Just read a seed company claiming Carolina Reaper is 90 days till fruit.  Puckerbutt's site seems down, but I recall they said 90 days till maturity.  Is there some sort of standard I am missing?  90 days from seed?  90 days from transplant?  90 days after you transplant a foot tall pepper?

Its not just reaper.  The claims on a lot of peppers and produce seem over the top short.  I guess if they also said start indoors two months before last frost and then claimed X amount of time from transplant, then we would have a clue what their claim is.  But as is, there seems to be no sense in the claims seed folk make to hawk their products.
 
That 90 days is assuming you started indoors 8 to 10 weeks before last frost and then 90 days from the time you transplant or pot up outside. 150 days from germination.
 
i been picking some pods about 2 weeks ago not boat loads but enough to enjoy only reapers ripening are from my o.w. plant  , planted out may 18 , started seeds second week of jan. so say  born feb 1st.     :onfire:
 
You can claim anytime but nature runs on it's own time table. Variables on where and how it's grown still factor in.
 
Is there a chart or table with information about how long different chillies need to get ripe - from flower to completely ripe pod.
I'm afraid cold weather this spring managed to destroy my chilli harvest. They are just starting to flower (all the flowers are still falling off) and even if the pods start developing, I'm afraid there won't be much time for many of them to get ripe. Well, if we're lucky, there are still at least 2 months, before temperatures get to 10C or below,  so I'm hoping for a large harvest.  :dance:
 
my first reapers, which werent even true reapers came about 8 months after initial germination.  Now they werent necessarily grown in the best environment either so I know they were stunted, but 90 days, bull shit.  I think I was barely out of solo cups at the 90 day mark.
 
Nobody gives absolute numbers. That is an estimated time frame, based on an average outdoor grow, given as SOME sort of objective basis to compare the length of time it takes to grow one plant, vs another. If you are an experienced gardener, and somebody tells you that cultivar X grows 90 days, and cultivar Y grows 120 days, it's pretty reasonable to base a grow plan off of that, even if the numbers aren't exact. You know that a 90 day grow is a medium length, 120 is long, 75 is short. That is how I have always translated those numbers, and how I will, forevermore.

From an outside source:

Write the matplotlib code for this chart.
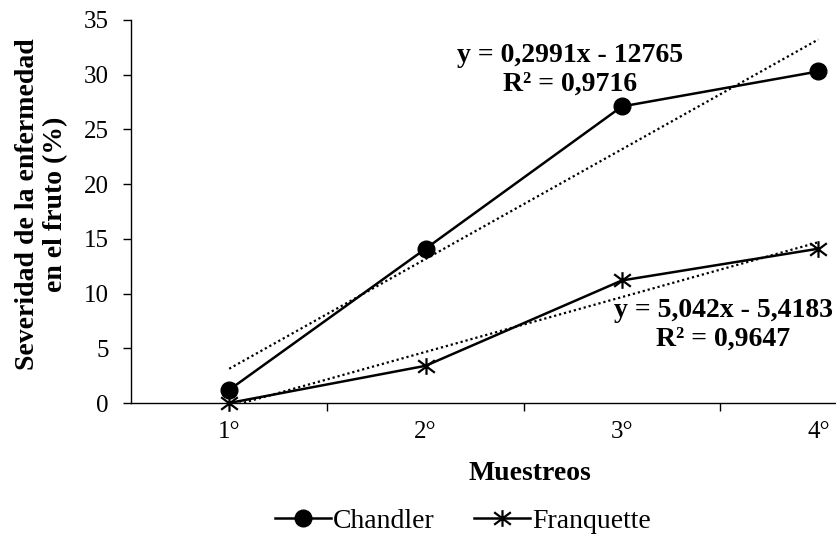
import numpy as np
import matplotlib
matplotlib.use("Agg")
import matplotlib.pyplot as plt
from matplotlib.path import Path

# datos
muestreos = ["1°", "2°", "3°", "4°"]
chandler = [1.2, 14.1, 27.1, 30.3]
franquette = [0.0, 3.4, 11.2, 14.1]
eq_chandler = "y = 0,2991x - 12765\nR² = 0,9716"
eq_franquette = "y = 5,042x - 5,4183\nR² = 0,9647"

plt.rcParams['font.family'] = ['Liberation Serif', 'DejaVu Serif']

W, H = 836, 534

# marcador asterisco tipo excel
asterisco = Path([(0, -1), (0, 1), (-1, -0.75), (1, 0.75), (-1, 0.75), (1, -0.75)],
                 [Path.MOVETO, Path.LINETO, Path.MOVETO, Path.LINETO, Path.MOVETO, Path.LINETO])

fig = plt.figure(figsize=(W / 100, H / 100), dpi=100)
ax = fig.add_axes([131 / W, (H - 403) / H, 1 - 131 / W, (403 - 20) / H])

x = np.arange(1, len(muestreos) + 1)
ax.plot(x, chandler, "k-", marker="o", markersize=12, lw=1.8, label="Chandler", clip_on=False)
ax.plot(x, franquette, "k-", marker=asterisco, markersize=12, mew=1.6, lw=1.8,
        label="Franquette", clip_on=False)

# lineas de tendencia
for serie in (chandler, franquette):
    m, p = np.polyfit(x, serie, 1)
    ax.plot(x, m * x + p, color="k", ls=(0, (1, 1.3)), lw=1.6)

ax.text(570 / W, 1 - 70 / H, eq_chandler, transform=fig.transFigure, ha="center", va="center",
        fontsize=20, fontweight="bold", linespacing=1.2)
ax.text(723 / W, 1 - 325 / H, eq_franquette, transform=fig.transFigure, ha="center", va="center",
        fontsize=20, fontweight="bold", linespacing=1.2)

ax.set_xlim(0.5, 4.09)
ax.set_ylim(0, 35)
ax.set_yticks(range(0, 36, 5))
ax.set_xticks(x)
ax.set_xticklabels(muestreos)
ax.set_xticks(np.arange(1.5, 4.0, 1), minor=True)
ax.tick_params(axis="x", which="major", length=0, pad=13, labelsize=18)
ax.tick_params(axis="x", which="minor", length=6, width=1, direction="out")
ax.tick_params(axis="y", length=6, width=1, labelsize=18, pad=10)

for s in ("top", "right"):
    ax.spines[s].set_visible(False)
for s in ("left", "bottom"):
    ax.spines[s].set_linewidth(1)

ax.set_xlabel("Muestreos", fontsize=20, fontweight="bold")
ax.xaxis.set_label_coords((530 - 131) / (W - 131), -(473 - 403) / (403 - 20))
ax.xaxis.label.set_va("center")
ax.set_ylabel("Severidad de la enfermedad\nen el fruto (%)", fontsize=20,
              fontweight="bold", linespacing=1.15)
ax.yaxis.set_label_coords(-(131 - 68) / (W - 131), 0.52)

ax.legend(loc="center", bbox_to_anchor=(463 / W, 1 - 521 / H), bbox_transform=fig.transFigure,
          ncol=2, frameon=False, fontsize=20, handlelength=2.0, handletextpad=0.1,
          columnspacing=1.4, borderpad=0.2)

fig.savefig("out.png", dpi=100)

You can absolutely get reapers in 90 days, even from seed, depending on where/how you grow. Hydroponics? Soil? Are you in zone 9B or 3A? Etc, etc, etc... But again, that number is a much better standard when taken as a RELATIVE figure, rather than an absolute.
 
A couple of cold nights can set them back considerably. In ideal conditions, I think the numbers could be correct. I've seen them race inside under grow lights. They started flowering before I could get them outside. What followed is 1 month or more of decline and now an explosion of new growth. If we would have less cold rainy days and more hot sunny weather, they would not loose that month. Peppers around here are also growing poorly for most of the people I know. Too wet.
 
Yeah I agree with solid7 and Tarzan, those numbers are just rough estimates with good growing conditions. HOWEVER, anytime you see numbers on a seed pack, even like burpee seed packs, it says right on them that those a numbers are from the day you set plants outside for the season, assuming you started indoors (or outside in warm climates) 8 to 10 weeks prior, but again, they are just estimates.

This doesn't mean you will necessarily have ripe fruit by then either. Fruits can hang on a plant for a month or longer before ripening.
 
It just seems like a lot of the claims are wild and over the top.  My rule of thumb is 5 months for most hot peppers and a bit shorter for sweet.  With two months under lights, I guess that could fit into the 90 day claim.  Thing is, if their claimed average is right then the average person starting indoors must be under multiple thousand watt lights.  I really think seed companies make wild claims, but I suppose that is everyone.  Hell, if you believe the marijuana memes that stuff cures anything.